• **Exercise brief**: Retype all the entries word for word, but omit the pictures.

(begin)

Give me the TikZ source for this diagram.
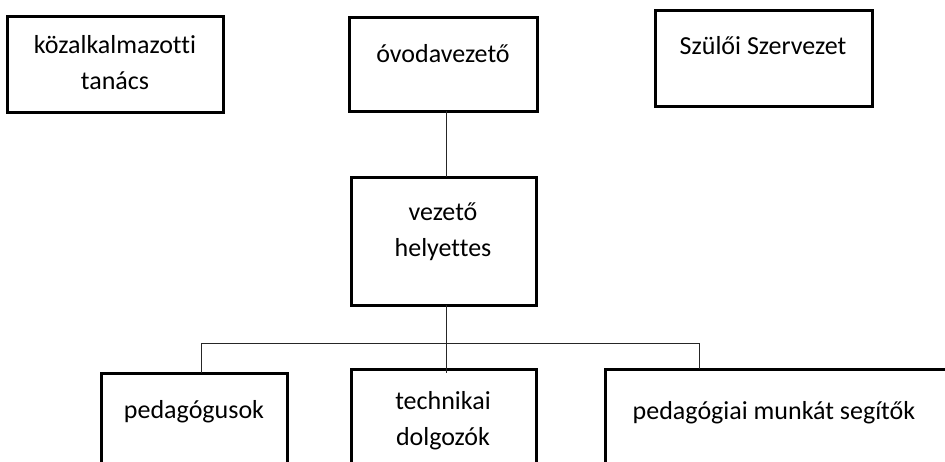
\documentclass[tikz,border=0pt]{standalone}
\usepackage{fontspec}
\setmainfont{Carlito}[Ligatures=NoCommon]
\usetikzlibrary{calc}
\begin{document}
\begin{tikzpicture}[x=1pt,y=-1pt,
  orgbox/.style={draw=black,line width=3pt,fill=white,inner sep=0pt,outer sep=0pt,rectangle},
  boxtext/.style={inner sep=0pt,outer sep=0pt,anchor=base,align=center,font=\fontsize{26}{35.5}\selectfont},
  conn/.style={draw=black!85,line width=1pt}]
\useasboundingbox (0,0) rectangle (945,461);
\clip (0,0) rectangle (945,461);
\fill[white] (0,0) rectangle (945,461);
% boxes
\node[orgbox,minimum width=216pt,minimum height=96pt] (b1) at (115,64) {};
\node[orgbox,minimum width=188pt,minimum height=94pt] (b2) at (443,64) {};
\node[orgbox,minimum width=217pt,minimum height=96pt] (b3) at (763.5,58) {};
\node[orgbox,minimum width=185pt,minimum height=128pt] (b4) at (443.5,241) {};
\node[orgbox,minimum width=186pt,minimum height=120pt] (b5) at (194,433) {};
\node[orgbox,minimum width=185pt,minimum height=120pt] (b6) at (443.5,429) {};
\node[orgbox,minimum width=345pt,minimum height=120pt] (b7) at (777.5,429) {};
% texts (base anchor = last line)
\node[boxtext] (t1) at (115,89) {közalkalmazotti\\tanács};
\node[boxtext] (t2) at (443,62) {óvodavezető};
\node[boxtext] (t3) at (763,54) {Szülői Szervezet};
\node[boxtext] (t4) at (443,256) {vezető\\helyettes};
\node[boxtext] (t5) at (194,418) {pedagógusok};
\node[boxtext] (t6) at (443,445) {technikai\\dolgozók};
\node[boxtext] (t7) at (774,419) {pedagógiai munkát segítők};
% connectors
\coordinate (jl) at (201,343);
\coordinate (jm) at (446,343);
\coordinate (jr) at (699,343);
\coordinate (tend) at (446,373);
\draw[conn] (b2.south -| jm) -- (b4.north -| jm);
\draw[conn] (b4.south -| jm) -- (tend);
\draw[conn] (b5.north -| jl) -- (jl) -- (jr) -- (b7.north -| jr);
\end{tikzpicture}
\end{document}
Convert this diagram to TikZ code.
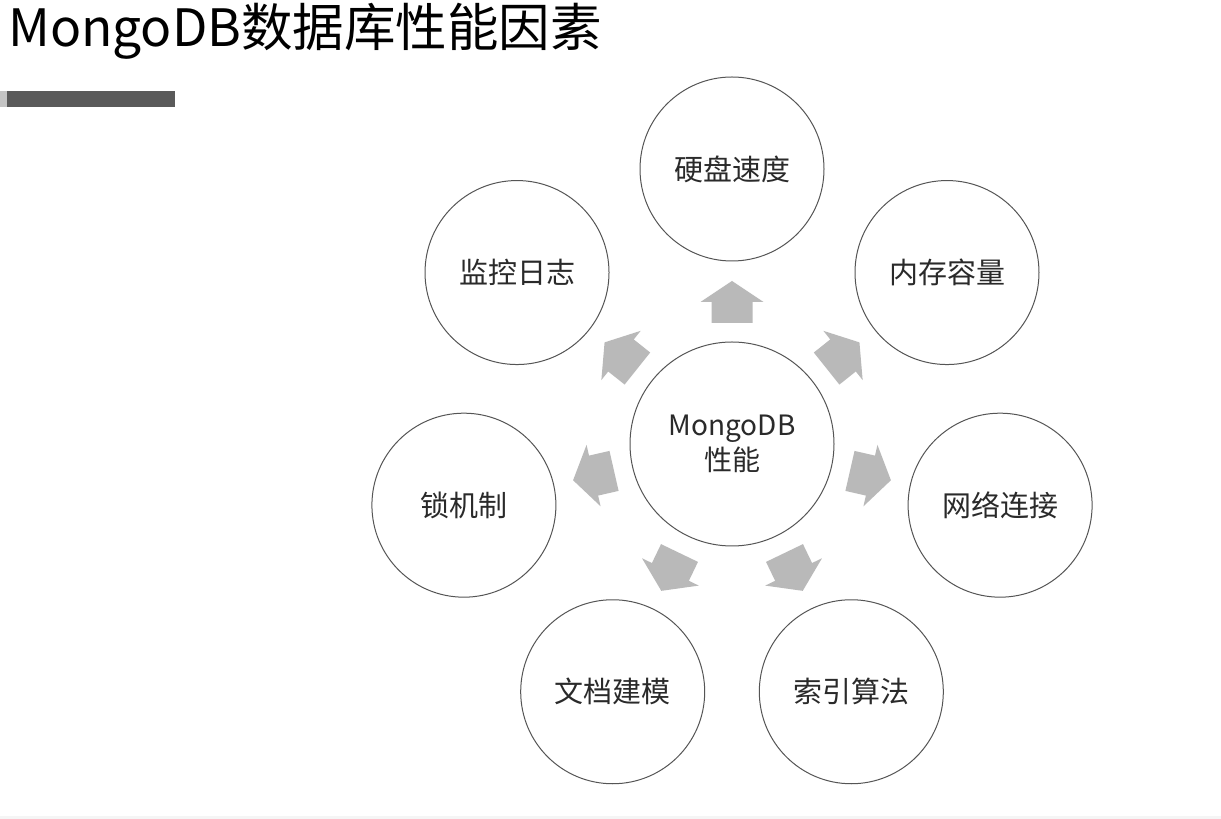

(end)

• **Solution to this exercise**:
Give me the TikZ source for this diagram.
\documentclass[tikz,border=0pt]{standalone}
\usepackage{fontspec}
\setmainfont{Carlito}[Ligatures=NoCommon]
\usetikzlibrary{calc}
\begin{document}
\begin{tikzpicture}[x=1pt,y=-1pt,
  orgbox/.style={draw=black,line width=3pt,fill=white,inner sep=0pt,outer sep=0pt,rectangle},
  boxtext/.style={inner sep=0pt,outer sep=0pt,anchor=base,align=center,font=\fontsize{26}{35.5}\selectfont},
  conn/.style={draw=black!85,line width=1pt}]
\useasboundingbox (0,0) rectangle (945,461);
\clip (0,0) rectangle (945,461);
\fill[white] (0,0) rectangle (945,461);
% boxes
\node[orgbox,minimum width=216pt,minimum height=96pt] (b1) at (115,64) {};
\node[orgbox,minimum width=188pt,minimum height=94pt] (b2) at (443,64) {};
\node[orgbox,minimum width=217pt,minimum height=96pt] (b3) at (763.5,58) {};
\node[orgbox,minimum width=185pt,minimum height=128pt] (b4) at (443.5,241) {};
\node[orgbox,minimum width=186pt,minimum height=120pt] (b5) at (194,433) {};
\node[orgbox,minimum width=185pt,minimum height=120pt] (b6) at (443.5,429) {};
\node[orgbox,minimum width=345pt,minimum height=120pt] (b7) at (777.5,429) {};
% texts (base anchor = last line)
\node[boxtext] (t1) at (115,89) {közalkalmazotti\\tanács};
\node[boxtext] (t2) at (443,62) {óvodavezető};
\node[boxtext] (t3) at (763,54) {Szülői Szervezet};
\node[boxtext] (t4) at (443,256) {vezető\\helyettes};
\node[boxtext] (t5) at (194,418) {pedagógusok};
\node[boxtext] (t6) at (443,445) {technikai\\dolgozók};
\node[boxtext] (t7) at (774,419) {pedagógiai munkát segítők};
% connectors
\coordinate (jl) at (201,343);
\coordinate (jm) at (446,343);
\coordinate (jr) at (699,343);
\coordinate (tend) at (446,373);
\draw[conn] (b2.south -| jm) -- (b4.north -| jm);
\draw[conn] (b4.south -| jm) -- (tend);
\draw[conn] (b5.north -| jl) -- (jl) -- (jr) -- (b7.north -| jr);
\end{tikzpicture}
\end{document}
Convert this diagram to TikZ code.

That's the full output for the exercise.